The Daughters of The House of Red Velvet: Introducing Devin Koppel
Devin Koppel started her journey with us in 2019 when she debuted in The Attic edition. Today, we ask her about what memorable responses she has had to her work, and what she loves about The House of Red Velvet.
1. What drew you to the work of The House of Red Velvet?
A couple years ago I lived in North Hollywood within walking distance of a small and fascinatingly obscure venue called The Other Door. I was invited to attend HORV one night, and I went in blindly not really knowing what to expect. The entire experience was visceral in a way I had never experienced from a live performance. Witnessing these women revealing their passion, their pain, their vulnerability, their beauty - I was transfixed. I felt something open within me that night, and I saw a new possibility for what intimacy can look and feel like between performer and audience.
2. What has been your favorite moment performing in The House of Red Velvet?
The rituals that we perform to open and close the space. In those moments, it doesn’t feel like a performance or an act. Those moments feel sacred, and as I reflect now what's resonating loudly is the feeling of safety and trust. We are inviting you to be more than an audience member, because as you observe and experience the acts you are holding space for what is being created in the room.
3. What has been a seminal experience?
I was at a particularly low point in my life when I was led to a transformational leadership training that took me through a process of discovery and breakthrough, where I uncovered and dismantled all of the self-limiting beliefs I had about myself and about the world. I began to discover my answer to the question: “What is a life worth living?” Since then I have dedicated my life to helping others heal from internalized oppression, transmute pain into power, and experience forgiveness, self-recognition, and love.
4. What art do you most identify with? Who influences you?
I’m inspired by art that works to reframe conversations around sexuality, gender, power, domesticity, and the roles people are expected to play within society. As for the aesthetic and feel of the art I create, I’m most influenced by John Willie’s classic Bizarre magazine.

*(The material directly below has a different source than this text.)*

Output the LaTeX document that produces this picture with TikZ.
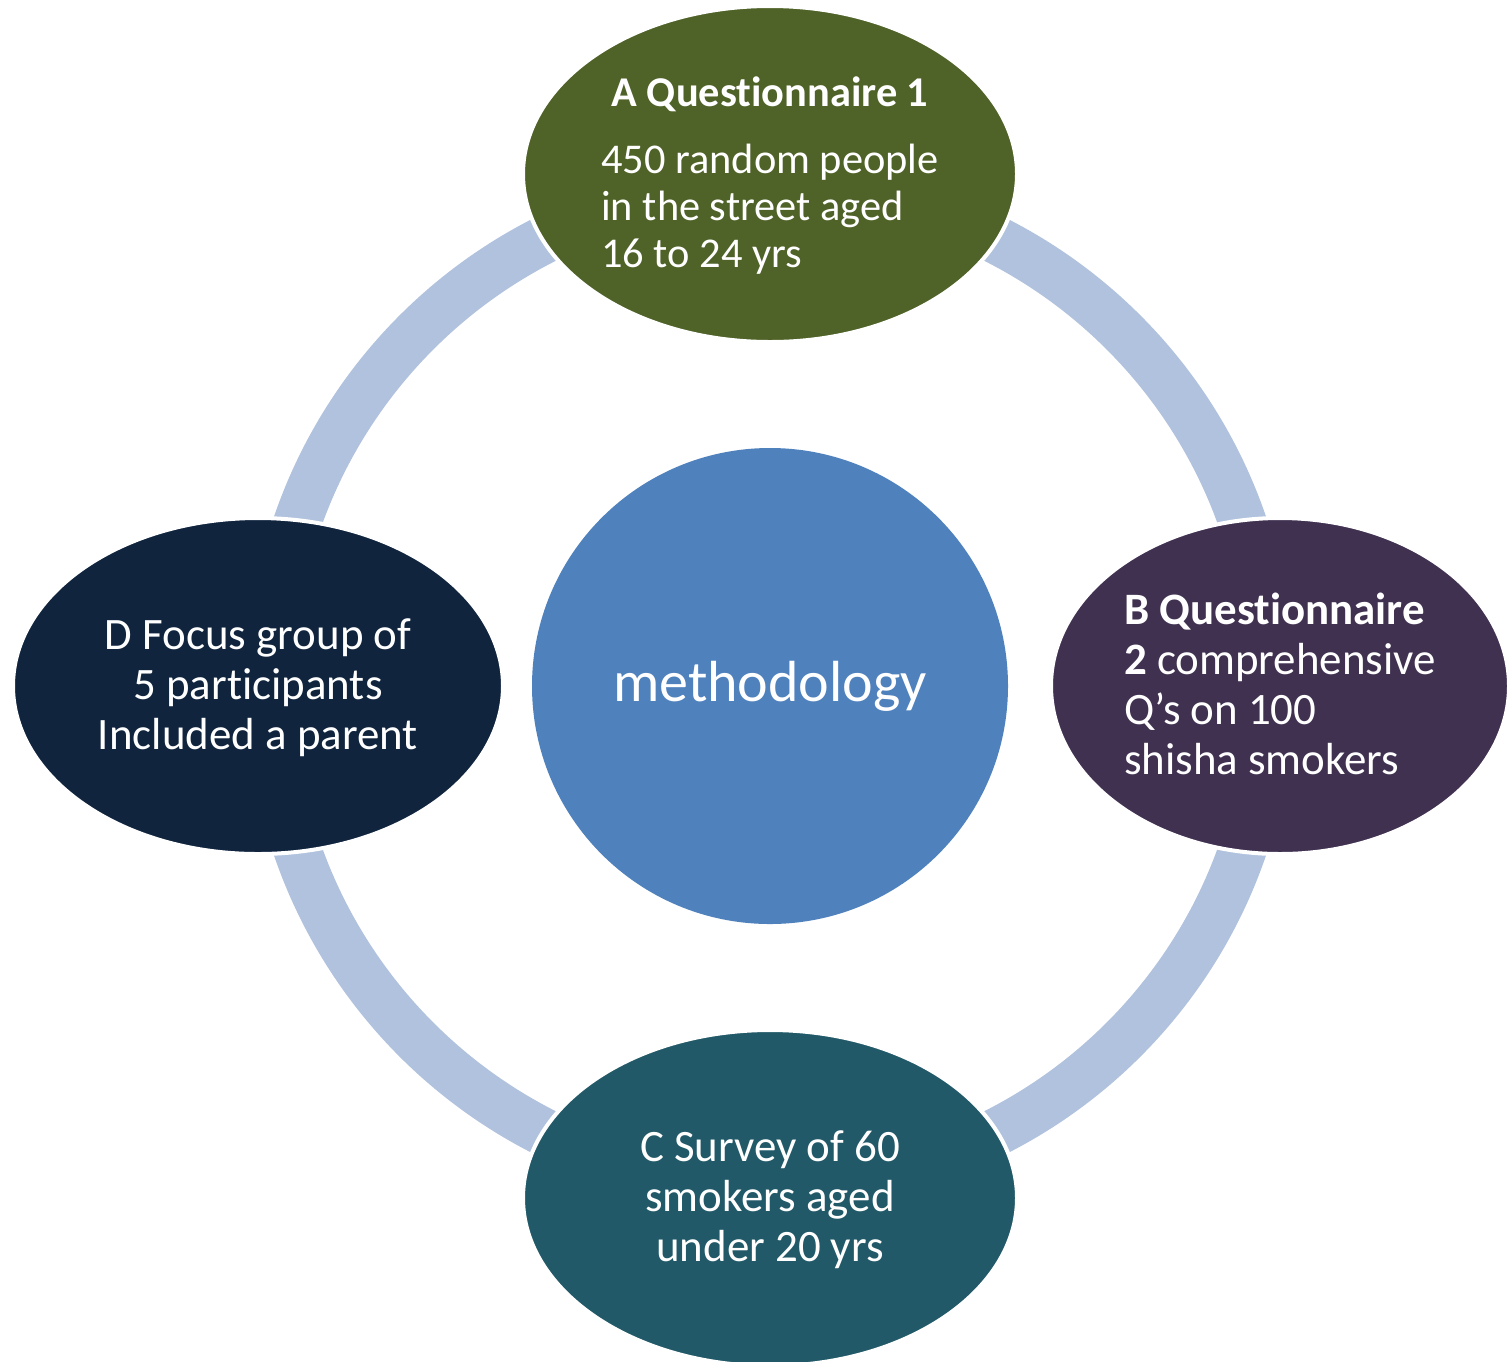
\documentclass[tikz,border=0pt]{standalone}
\usepackage{fontspec}
\setmainfont{Carlito}[Ligatures={NoCommon}]
\usetikzlibrary{shapes.geometric}

\definecolor{ringblue}{HTML}{B0C2DD}
\definecolor{hubblue}{HTML}{4F81BD}
\definecolor{olive}{HTML}{4F6228}
\definecolor{plum}{HTML}{403151}
\definecolor{teal}{HTML}{215968}
\definecolor{navy}{HTML}{10243E}

% taller first-row strut: sets the text block a little lower in its ellipse
\newcommand{\firstrow}[1]{\rule{0pt}{#1}}

\tikzset{
  stage/.style={ellipse, draw=white, line width=3pt, inner sep=0pt,
    minimum width=#1, minimum height=252pt, text=white,
    font=\fontsize{33.7}{37.5}\selectfont},
  stage/.default=370.5pt,
  hubnode/.style={circle, fill=hubblue, inner sep=0pt, minimum size=357pt,
    text=white, font=\fontsize{43.5}{52}\selectfont},
  ring/.style={draw=ringblue, line width=36pt}
}

\begin{document}
\begin{tikzpicture}[x=0.75pt, y=-0.75pt]
  \useasboundingbox (0,0) rectangle (1509,1361);
  \clip (0,0) rectangle (1509,1361);

  % centre of the cycle and the connecting ring
  \coordinate (c) at (770,686);
  \draw[ring] (c) circle[radius=500];

  % central topic
  \node[hubnode] (hub) at (c) {methodology};

  % the four methods round the ring
  \node[stage, fill=olive, font=\fontsize{31.8}{35.25}\selectfont] (A) at (770,174)
    {\begin{tabular}{@{}l@{}}
       \multicolumn{1}{@{}c@{}}{\firstrow{30.7pt}\textbf{A Questionnaire 1}}\\[15pt]
       450 random people\\
       in the street aged\\
       16 to 24 yrs
     \end{tabular}};

  \node[stage=343.5pt, fill=plum] (B) at (1280,686)
    {\begin{tabular}{@{}l@{}}
       \firstrow{32.2pt}\textbf{B Questionnaire}\\
       \textbf{2} comprehensive\\
       Q’s on 100\\
       shisha smokers
     \end{tabular}};

  \node[stage, fill=teal] (C) at (770,1198)
    {\begin{tabular}{@{}c@{}}
       \firstrow{32.2pt}C Survey of 60\\
       smokers aged\\
       under 20 yrs
     \end{tabular}};

  \node[stage=367.5pt, fill=navy] (D) at (258,686)
    {\begin{tabular}{@{}c@{}}
       \firstrow{32.2pt}D Focus group of\\
       5 participants\\
       Included a parent
     \end{tabular}};
\end{tikzpicture}
\end{document}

There are reprints available today from Taschen, but it was originally published during the “nostalgic era of closeted normalcy” from 1946 to 1959, (which was also the favorite period of satirists like John Waters and David Lynch.) I highly recommend giving Bizarre a google search if you aren’t familiar.
5. What memorable responses have you had to your work?
A few years ago, I performed a ballet burlesque piece at an intimate gathering and was approached the next day by a body painter, Nicolette Spear, who said that while she was watching my performance she had a vision of me as an intergalactic ballerina. I gave her a pair of my pointe shoes, and we met up in LA where she painted me into the most beautiful galaxy from head to toe. We have continued collaborating over the years, but most recently she took some nude photographs of me to use as reference for a painting. She then hosted an art show where the muses for her paintings were body painted to look like the paintings in real life, and we posed in front of the canvases on pedestals at a gallery show. The reactions that evening were priceless. I love how art imitates life, and life imitates art. Things can get pretty meta.
6. Name something (anything!) you love and why.
I love dance in all forms. I particularly love ballet, because it taught me to be prepared for a bit of pain for the sake of beauty. What this means to me, in the metaphorical sense, is one must sacrifice something to make something sacred.